Table 3. Heart beat cases discriminated by the different features resulting in the bell-shape.

Simulation result of joint and disjoint approach

From Figure 3 pair of cases which was found in the respective qualitative features and can be written as:

aUbUcUd={12,13,14,15,23,24,25,34,35,45}, a ∩ b={12}, a ∩ c={14}, a ∩ d={13}, a ∩ b ∩ c={25}, 12 ? {a,b}, 13 ? {a,d}, 14 ? {a,c}, 15 ? {c}, 23 ? {d}, 24 ?{c}, 25 ? {a,b,c}, 34 ? {c}, 35 ? {c} and 45 ? {a}.

Thus we obtain the heart beat cases being discriminated by the different features (Table 4).
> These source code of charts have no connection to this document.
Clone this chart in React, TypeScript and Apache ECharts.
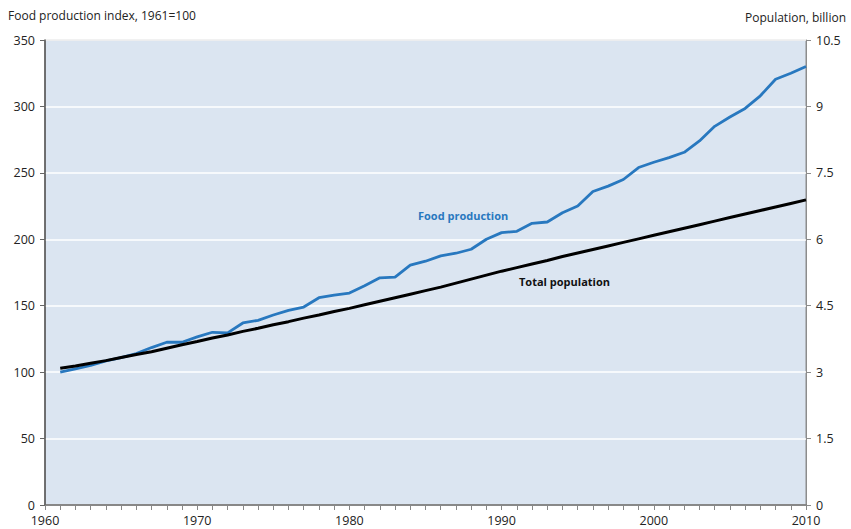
import React, { useEffect, useRef } from "react";
import * as echarts from "echarts";

const years: number[] = [
  1961, 1962, 1963, 1964, 1965, 1966, 1967, 1968, 1969, 1970,
  1971, 1972, 1973, 1974, 1975, 1976, 1977, 1978, 1979, 1980,
  1981, 1982, 1983, 1984, 1985, 1986, 1987, 1988, 1989, 1990,
  1991, 1992, 1993, 1994, 1995, 1996, 1997, 1998, 1999, 2000,
  2001, 2002, 2003, 2004, 2005, 2006, 2007, 2008, 2009, 2010,
];

const foodIndex: number[] = [
  100, 102.5, 105, 108.5, 111, 114, 118.5, 122.5, 122.5, 126.5,
  130, 129.5, 137, 139, 143, 146.5, 149, 156, 158, 159.5,
  165, 171, 171.5, 180.5, 183.5, 187.5, 189.5, 192.5, 200, 205,
  206, 212, 213, 220, 225, 236, 240, 245, 254, 258,
  261.5, 265.5, 274, 285, 292, 298.5, 308, 320.5, 325, 330,
];

const populationBn: number[] = [
  3.09, 3.14, 3.2, 3.26, 3.33, 3.4, 3.46, 3.54, 3.62, 3.69,
  3.77, 3.84, 3.92, 3.99, 4.07, 4.14, 4.22, 4.29, 4.37, 4.44,
  4.52, 4.6, 4.68, 4.76, 4.84, 4.92, 5.01, 5.1, 5.19, 5.28,
  5.36, 5.44, 5.52, 5.61, 5.69, 5.77, 5.85, 5.93, 6.01, 6.09,
  6.17, 6.25, 6.33, 6.41, 6.49, 6.57, 6.65, 6.73, 6.81, 6.89,
];

const leftTitle = "Food production index, 1961=100";
const rightTitle = "Population, billion";
const foodLabel = "Food production";
const popLabel = "Total population";

const FONT = "'Open Sans', 'Noto Sans', sans-serif";

export default function App() {
  const ref = useRef<HTMLDivElement>(null);
  useEffect(() => {
    document.body.style.margin = "0";
    if (!ref.current) return;
    const chart = echarts.init(ref.current, undefined, { renderer: "svg" });
    const option: any = {
      animation: false,
      backgroundColor: "#ffffff",
      textStyle: { fontFamily: FONT },
      grid: {
        left: 45,
        right: 45,
        top: 40,
        bottom: 24,
        show: true,
        backgroundColor: "#dbe5f1",
        borderColor: "#8c8c8c",
        borderWidth: 1,
      },
      xAxis: {
        type: "value",
        min: 1960,
        max: 2010,
        interval: 10,
        axisLine: { show: true, onZero: false, lineStyle: { color: "#666", width: 1.5 } },
        axisTick: { show: true, inside: false, length: 5, lineStyle: { color: "#888" } },
        minorTick: { show: true, splitNumber: 10, length: 5, lineStyle: { color: "#888" } },
        splitLine: { show: false },
        axisLabel: {
          color: "#222",
          fontSize: 12.5,
          margin: 9,
          fontFamily: FONT,
          formatter: (v: number) => String(v),
        },
      },
      yAxis: [
        {
          type: "value",
          min: 0,
          max: 350,
          interval: 50,
          position: "left",
          axisLine: { show: true, lineStyle: { color: "#555", width: 1.5 } },
          axisTick: { show: true, inside: false, length: 5, lineStyle: { color: "#666" } },
          splitLine: { show: true, lineStyle: { color: "#ffffff", width: 1.5 } },
          axisLabel: { color: "#222", fontSize: 12.5, margin: 10, fontFamily: FONT },
        },
        {
          type: "value",
          min: 0,
          max: 10.5,
          interval: 1.5,
          position: "right",
          axisLine: { show: true, lineStyle: { color: "#8c8c8c", width: 1 } },
          axisTick: { show: true, inside: false, length: 5, lineStyle: { color: "#8c8c8c" } },
          splitLine: { show: false },
          axisLabel: { color: "#222", fontSize: 12.5, margin: 10, fontFamily: FONT },
        },
      ],
      series: [
        {
          name: "Food production",
          type: "line",
          yAxisIndex: 0,
          symbol: "none",
          lineStyle: { color: "#2878bf", width: 2.8 },
          data: years.map((y, i) => [y, foodIndex[i]]),
        },
        {
          name: "Total population",
          type: "line",
          yAxisIndex: 1,
          symbol: "none",
          lineStyle: { color: "#000000", width: 3 },
          data: years.map((y, i) => [y, populationBn[i]]),
        },
      ],
      graphic: [
        {
          type: "text",
          left: 8,
          top: 9,
          style: { text: leftTitle, fill: "#222", font: `12px ${FONT}` },
        },
        {
          type: "text",
          right: 5,
          top: 11,
          style: { text: rightTitle, fill: "#222", font: `12px ${FONT}` },
        },
        {
          type: "text",
          left: 418,
          top: 210,
          style: { text: foodLabel, fill: "#2878bf", font: `bold 11px ${FONT}` },
        },
        {
          type: "text",
          left: 519,
          top: 276,
          style: { text: popLabel, fill: "#111", font: `bold 11px ${FONT}` },
        },
      ],
    };
    chart.setOption(option);
    return () => chart.dispose();
  }, []);
  return <div ref={ref} style={{ width: 851, height: 529 }} />;
}
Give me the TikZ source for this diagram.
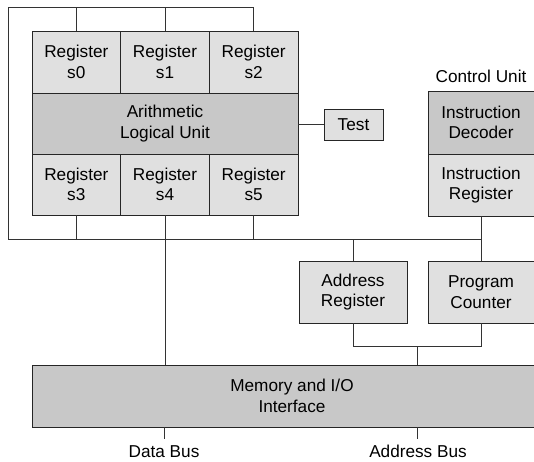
\documentclass[tikz,border=0pt]{standalone}
\usepackage{fontspec}
\setmainfont{Liberation Sans}
\definecolor{lightg}{HTML}{E0E0E0}
\definecolor{darkg}{HTML}{C8C8C8}
\begin{document}
\begin{tikzpicture}[x=1pt,y=-1pt,
  every node/.style={font=\fontsize{17.2}{20.5}\selectfont},
  box/.style={draw=black!85, line width=0.9pt, fill=lightg, inner sep=0pt, align=center},
  dbox/.style={box, fill=darkg},
  buslabel/.style={anchor=base, inner sep=0pt, text depth=0pt},
  wire/.style={draw=black!80, line width=0.9pt}]
\useasboundingbox (0,0) rectangle (534,461);
% register file and ALU
\node[box, minimum width=88.67pt, minimum height=62pt] (s0) at (76.33,62) {Register\\s0};
\node[box, minimum width=88.67pt, minimum height=62pt] (s1) at (165,62) {Register\\s1};
\node[box, minimum width=88.67pt, minimum height=62pt] (s2) at (253.67,62) {Register\\s2};
\node[dbox, minimum width=266pt, minimum height=61pt] (alu) at (165,123.5) {Arithmetic\\Logical Unit};
\node[box, minimum width=88.67pt, minimum height=61pt] (s3) at (76.33,184.5) {Register\\s3};
\node[box, minimum width=88.67pt, minimum height=61pt] (s4) at (165,184.5) {Register\\s4};
\node[box, minimum width=88.67pt, minimum height=61pt] (s5) at (253.67,184.5) {Register\\s5};
\node[box, minimum width=59pt, minimum height=31pt] (test) at (353.5,124.5) {Test};
% control unit
\node (cul) at (481,76) {Control Unit};
\node[dbox, minimum width=106pt, minimum height=63pt] (dec) at (481,122.5) {Instruction\\Decoder};
\node[box, minimum width=106pt, minimum height=62pt] (ir) at (481,185) {Instruction\\Register};
% address register, program counter
\node[box, minimum width=108pt, minimum height=62pt] (ar) at (353,292) {Address\\Register};
\node[box, minimum width=106pt, minimum height=62pt] (pc) at (481,292) {Program\\Counter};
% memory
\node[dbox, minimum width=502pt, minimum height=62pt] (mem) at (283,396) {};
\node[align=center, inner sep=0pt] (memtxt) at (292,396) {Memory and I/O\\Interface};
\node[buslabel] (db) at (164,457.5) {Data Bus};
\node[buslabel] (ab) at (418,457.5) {Address Bus};
% coordinates
\coordinate (tl) at (8,7);
\coordinate (bl) at (8,239);
\coordinate (dbend) at (164,439);
\coordinate (abend) at (417,439);
% top loop
\draw[wire] (s0.north) -- (s0.north |- tl) -- (tl) -- (bl) -- (bl -| ir.south) -- (ir.south);
\draw[wire] (s0.north |- tl) -- (s2.north |- tl) -- (s2.north);
\draw[wire] (s1.north) -- (s1.north |- tl);
% bottom bus drops
\draw[wire] (s3.south) -- (s3.south |- bl);
\draw[wire] (s5.south) -- (s5.south |- bl);
\draw[wire] (s4.south) -- (s4.south |- mem.north);
\draw[wire] (ar.north) -- (ar.north |- bl);
\draw[wire] (pc.north) -- (pc.north |- bl);
% test
\draw[wire] (alu.east |- test.west) -- (test.west);
% address path
\draw[wire] (ar.south) -- ++(0,23) -| (pc.south);
\draw[wire] (417,346) -- (417,365);
% buses out
\draw[wire] (164,427) -- (dbend);
\draw[wire] (417,427) -- (abend);
\end{tikzpicture}
\end{document}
HEART BEAT CASES QUALITATIVE FEATURES
NORMAL- LBBB (12) QTP-INT,QRS-DUR
NORMAL -RBBB (13) QTP-INT,AREA-RST
NORMAL-VPC (14) QTP-INT,RATIO-RR
NORMAL-APC(15) RATIO-RR
LBBB-RBBB(23) AREA-RST
LBBB-VPC(24) RATIO-RR
LBBB-APC(25) QRS-DUR,QTP-INT,RATIO-RR
RBBB-VPC(34) RATIO-RR
RBBB-APC(35) RATIO-RR
VPC-APC(45) QTP-INT

Table 4. Heart beat cases being discriminated by the different features.

Conclusion

We proposed a novel technique for extraction of qualitative features used for classification of ECG waveform. Unlike other training classification methods, we extracted qualitative features with different sample of arrhythmia types and also with samples of normal beats, so that our system can differentiate between arrhythmia of different types. The raw data used for qualitative features extraction system is large number of almost abnormal beats. Otherwise, if we trained our system with only normal beats, the system cannot verify the beats as abnormal; it is due to abnormal behaviour now become the normal. As ECG is a non-stationary signal i.e. morphology of ECG signal depends on physical conditions of person, it varies with time and it differs for person to person, therefore out of both the proposed approach profiling approach using counters is much more suitable for classification because it depends on packets of data stream for extraction of qualitative features as compared to joint/disjoint approach which depends on maximum and minimum value of individual features. Extracted qualitative features can able to differentiate different types of arrhythmia and can be used in classification system for classification of different types of arrhythmia.